The second offering is fixed-rate borrowing. Our Hyperdrive system allows us to create fixed-rate versions of existing variable-rate borrowing markets, like those seen on Morpho or Spark. This is crucial for institutions needing stability.
In terms of risks, most DeFi borrowing requires overcollateralization; users generally need to deposit $150 to borrow $100. This drastically reduces the likelihood of defaults, especially when compared to traditional finance, which often allows undercollateralized loans. However, the primary challenge in DeFi lending pertains to digital identity and reputation. Without a credit scoring system, it is impossible to assess borrower reliability.
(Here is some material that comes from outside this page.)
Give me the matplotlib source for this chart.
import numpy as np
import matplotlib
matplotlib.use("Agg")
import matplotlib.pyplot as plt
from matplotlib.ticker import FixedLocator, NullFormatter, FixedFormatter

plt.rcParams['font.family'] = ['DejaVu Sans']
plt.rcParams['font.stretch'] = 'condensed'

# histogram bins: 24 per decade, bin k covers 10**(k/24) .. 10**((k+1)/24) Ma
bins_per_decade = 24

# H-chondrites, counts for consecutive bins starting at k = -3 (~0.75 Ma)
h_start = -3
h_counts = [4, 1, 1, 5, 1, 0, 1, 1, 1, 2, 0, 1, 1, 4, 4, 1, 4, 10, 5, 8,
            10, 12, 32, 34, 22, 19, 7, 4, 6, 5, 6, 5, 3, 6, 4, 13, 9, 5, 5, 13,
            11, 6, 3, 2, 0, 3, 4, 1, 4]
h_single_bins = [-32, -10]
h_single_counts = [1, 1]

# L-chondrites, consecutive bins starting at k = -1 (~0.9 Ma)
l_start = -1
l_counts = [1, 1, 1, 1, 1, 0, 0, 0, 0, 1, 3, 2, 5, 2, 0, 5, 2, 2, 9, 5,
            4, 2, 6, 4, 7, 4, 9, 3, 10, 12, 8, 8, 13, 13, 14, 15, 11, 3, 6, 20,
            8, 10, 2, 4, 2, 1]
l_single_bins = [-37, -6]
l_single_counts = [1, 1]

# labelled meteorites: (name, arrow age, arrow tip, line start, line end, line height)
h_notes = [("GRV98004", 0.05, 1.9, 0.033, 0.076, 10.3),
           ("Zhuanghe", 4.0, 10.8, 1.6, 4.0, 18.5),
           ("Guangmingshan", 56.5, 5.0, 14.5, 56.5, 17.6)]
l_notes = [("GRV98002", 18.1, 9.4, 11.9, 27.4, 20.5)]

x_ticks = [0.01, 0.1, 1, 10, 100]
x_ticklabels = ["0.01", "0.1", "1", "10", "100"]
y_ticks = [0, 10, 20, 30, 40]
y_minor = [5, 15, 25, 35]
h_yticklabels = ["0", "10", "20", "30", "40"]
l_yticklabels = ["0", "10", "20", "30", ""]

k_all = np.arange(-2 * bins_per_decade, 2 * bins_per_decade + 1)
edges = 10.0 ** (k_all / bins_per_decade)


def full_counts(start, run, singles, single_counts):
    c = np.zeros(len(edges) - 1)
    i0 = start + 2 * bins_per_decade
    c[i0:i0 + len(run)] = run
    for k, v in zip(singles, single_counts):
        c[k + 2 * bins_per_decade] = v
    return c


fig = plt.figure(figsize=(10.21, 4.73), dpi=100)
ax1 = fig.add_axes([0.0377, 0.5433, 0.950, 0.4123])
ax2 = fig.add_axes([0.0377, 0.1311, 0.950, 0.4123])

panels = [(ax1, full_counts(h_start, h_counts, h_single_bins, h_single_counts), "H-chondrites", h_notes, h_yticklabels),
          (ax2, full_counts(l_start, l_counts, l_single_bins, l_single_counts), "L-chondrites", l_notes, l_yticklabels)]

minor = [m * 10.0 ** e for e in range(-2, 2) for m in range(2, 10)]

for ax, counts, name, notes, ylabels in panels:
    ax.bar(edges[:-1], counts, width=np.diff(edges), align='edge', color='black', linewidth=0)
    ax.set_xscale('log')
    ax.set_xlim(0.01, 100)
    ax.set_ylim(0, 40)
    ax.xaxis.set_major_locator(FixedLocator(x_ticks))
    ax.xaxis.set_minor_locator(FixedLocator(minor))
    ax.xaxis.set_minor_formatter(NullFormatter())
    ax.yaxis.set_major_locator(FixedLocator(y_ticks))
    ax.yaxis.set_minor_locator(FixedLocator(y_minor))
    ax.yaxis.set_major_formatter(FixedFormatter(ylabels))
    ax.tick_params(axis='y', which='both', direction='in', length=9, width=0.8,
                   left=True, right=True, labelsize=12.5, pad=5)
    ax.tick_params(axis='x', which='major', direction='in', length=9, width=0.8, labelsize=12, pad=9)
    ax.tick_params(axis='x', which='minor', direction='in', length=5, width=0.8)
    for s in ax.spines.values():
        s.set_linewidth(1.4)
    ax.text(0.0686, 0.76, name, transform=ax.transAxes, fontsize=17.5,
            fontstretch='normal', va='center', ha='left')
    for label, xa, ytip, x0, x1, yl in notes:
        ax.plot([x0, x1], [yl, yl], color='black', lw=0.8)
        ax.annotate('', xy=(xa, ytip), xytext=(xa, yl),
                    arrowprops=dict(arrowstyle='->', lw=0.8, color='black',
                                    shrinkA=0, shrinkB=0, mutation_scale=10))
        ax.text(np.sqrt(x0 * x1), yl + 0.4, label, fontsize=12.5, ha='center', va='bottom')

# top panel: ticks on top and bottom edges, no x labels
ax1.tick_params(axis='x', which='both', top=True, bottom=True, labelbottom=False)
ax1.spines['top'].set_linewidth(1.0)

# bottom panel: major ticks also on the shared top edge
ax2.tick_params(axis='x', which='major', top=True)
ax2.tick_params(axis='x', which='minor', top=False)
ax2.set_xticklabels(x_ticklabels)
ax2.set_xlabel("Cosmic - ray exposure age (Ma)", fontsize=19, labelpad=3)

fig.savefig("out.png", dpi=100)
Until this issue is addressed, overcollateralization will remain vital for effective risk management.

Which companies are at the forefront of tokenizing real-world assets (RWAs)? There seems to be considerable discussion with limited action.
Tokenization stands to revolutionize the financial landscape by eliminating the inefficiencies prevalent in traditional markets. Instead of relying on slow, paper-driven processes, assets such as real estate and treasury bills (T-bills) can be tokenized and traded on-chain around the clock. This enhances liquidity and broadens access for global investors. For instance, manufacturers can tokenize their real estate holdings and utilize them in real-time, bypassing cumbersome bank approval processes. Likewise, tokenized T-bills enable anyone with internet access to invest in government debt without intermediary involvement. It’s all about enhancing accessibility and efficiency. Although we’re still in the early phases concerning RWAs, progress is being made. Companies like Franklin Templeton, BlackRock, and JPMorgan are investigating tokenized securities, while Ondo Finance links DeFi capital to RWAs, and Maple Finance is dedicated to building on-chain credit markets.
What does the future hold for DeFi governance as we gain more regulatory clarity?
Many teams launched DAOs too early, granting full control to token holders without establishing the necessary infrastructure, which led to inefficiencies, voter apathy, and governance vulnerabilities. Regulatory clarity is paving the way for a more structured approach. The U.S. is beginning to recognize ‘safe harbor’ provisions (at least on a conceptual level), which allows teams to gradually transfer control to DAOs instead of decentralizing suddenly. This will ultimately lead to more sustainable governance structures. Additionally, legal frameworks for DAOs are becoming increasingly common, enabling their operation as structured businesses. Currently, many DAOs struggle with managing large treasuries in compliance with tax regulations and accountability standards. This scenario will evolve as regulatory clarity continues to progress.
The Trump administration is indeed relaxing regulations surrounding crypto. Are there specific concerns you believe need greater focus?
Trump’s more lenient stance on crypto regulation is providing time for relevant agencies to devise constructive strategies that enhance their core objectives, which has resulted in positive effects on innovation. His approach to reducing regulation through enforcement, especially concerning the U.S. Securities and Exchange Commission, and advocating for a national Bitcoin reserve have garnered significant market interest.
Nonetheless, there are aspects that could — and likely will — attract greater scrutiny, such as the regulation of stablecoins and real-world assets. While the significance of Bitcoin is obvious, it has also become a catchphrase that often overshadows stablecoins and tokenized assets, which are far more likely to form foundational elements for institutions.